Deuxièmement, ces outils ne peuvent pas prendre en compte la jurisprudence la plus récente ou les interprétations particulières des tribunaux. Il est donc crucial de considérer les résultats de ces simulations comme des estimations approximatives et non comme des montants définitifs.
Les outils de simulation sont un excellent point de départ pour comprendre les ordres de grandeur, mais ils ne remplaceront jamais l'expertise d'un professionnel du droit du travail pour une évaluation précise et personnalisée.
Rôle des prud'hommes dans l'évaluation et l'attribution des indemnités
Les conseils de prud'hommes jouent un rôle central dans l'évaluation et l'attribution des indemnités en cas de litige entre employeur et salarié. Ces juridictions spécialisées sont composées de juges non professionnels, représentant à parts égales les employeurs et les salariés.
Lorsqu'un cas est porté devant les prud'hommes, les juges examinent en détail les circonstances de la rupture du contrat de travail. Ils prennent en compte de nombreux facteurs pour évaluer le préjudice subi par le salarié, tels que :
- L'ancienneté dans l'entreprise
- L'âge du salarié au moment du licenciement
- Les difficultés à retrouver un emploi
- La situation personnelle et familiale du salarié
- Le contexte du licenciement (par exemple, s'il y a eu harcèlement ou discrimination)
Dans le cadre de l'application du barème Macron, les prud'hommes doivent désormais se référer aux plafonds fixés par la loi. Cependant, comme mentionné précédemment, ils conservent une certaine marge de manœuvre dans des cas exceptionnels ou pour des situations non couvertes par le barème.
Il est important de noter que les décisions des conseils de prud'hommes peuvent faire l'objet d'un appel devant la cour d'appel, ce qui peut modifier l'évaluation initiale des indemnités. Cette possibilité d'appel souligne l'importance d'une argumentation solide et bien documentée dès la première instance.
Négociation et transaction : impact sur le montant final des indemnités
La négociation et la transaction peuvent avoir un impact significatif sur le montant final des indemnités perçues par le salarié. En effet, de nombreux litiges se résolvent par le biais d'un accord amiable avant même d'atteindre le stade judiciaire.

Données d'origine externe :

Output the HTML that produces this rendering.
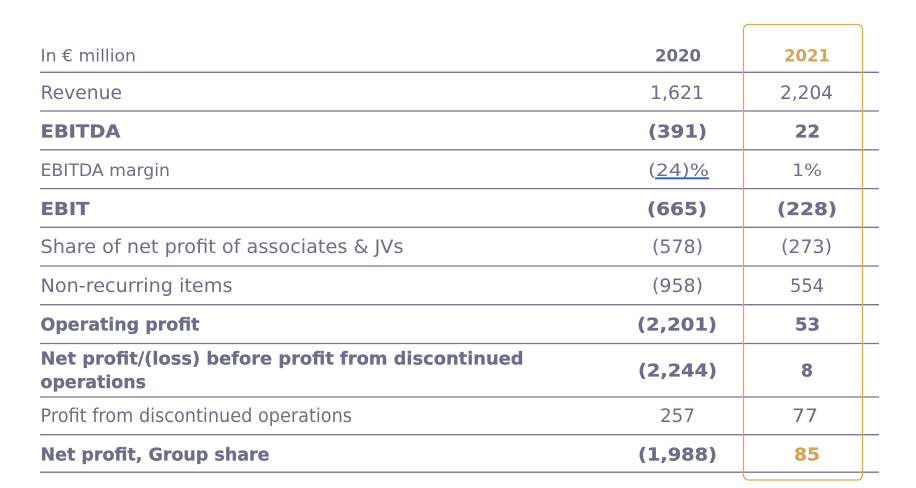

Dans le cadre d'une négociation, employeur et salarié peuvent convenir d'un montant d'indemnisation qui diffère des standards légaux ou conventionnels. Cette flexibilité permet souvent de trouver un compromis satisfaisant pour les deux parties, tout en évitant les coûts et les délais d'une procédure judiciaire.
La transaction, quant à elle, est un accord formel qui met fin au litige de manière définitive. Elle présente plusieurs avantages :
- Rapidité de résolution par rapport à une procédure judiciaire
- Confidentialité des termes de l'accord
- Sécurité juridique, car la transaction a l'autorité de la chose jugée
Cependant, il est crucial que la transaction soit équilibrée et que le salarié soit pleinement informé de ses droits. Un accord transactionnel mal négocié pourrait priver le salarié d'indemnités auxquelles il aurait pu prétendre devant les prud'hommes.
La négociation et la transaction peuvent offrir une solution rapide et satisfaisante, mais il est recommandé de se faire assister par un professionnel pour s'assurer que vos intérêts sont correctement protégés.
En définitive, le calcul du montant des indemnisations en droit du travail est un exercice complexe qui nécessite une connaissance approfondie des textes légaux, de la jurisprudence récente et des spécificités de chaque situation. Que vous soyez employeur ou salarié, il est essentiel de vous informer et, si nécessaire, de vous faire accompagner par un professionnel pour naviguer dans ces eaux parfois troubles. Les enjeux financiers et humains sont trop importants pour laisser place à l'approximation ou à l'ignorance.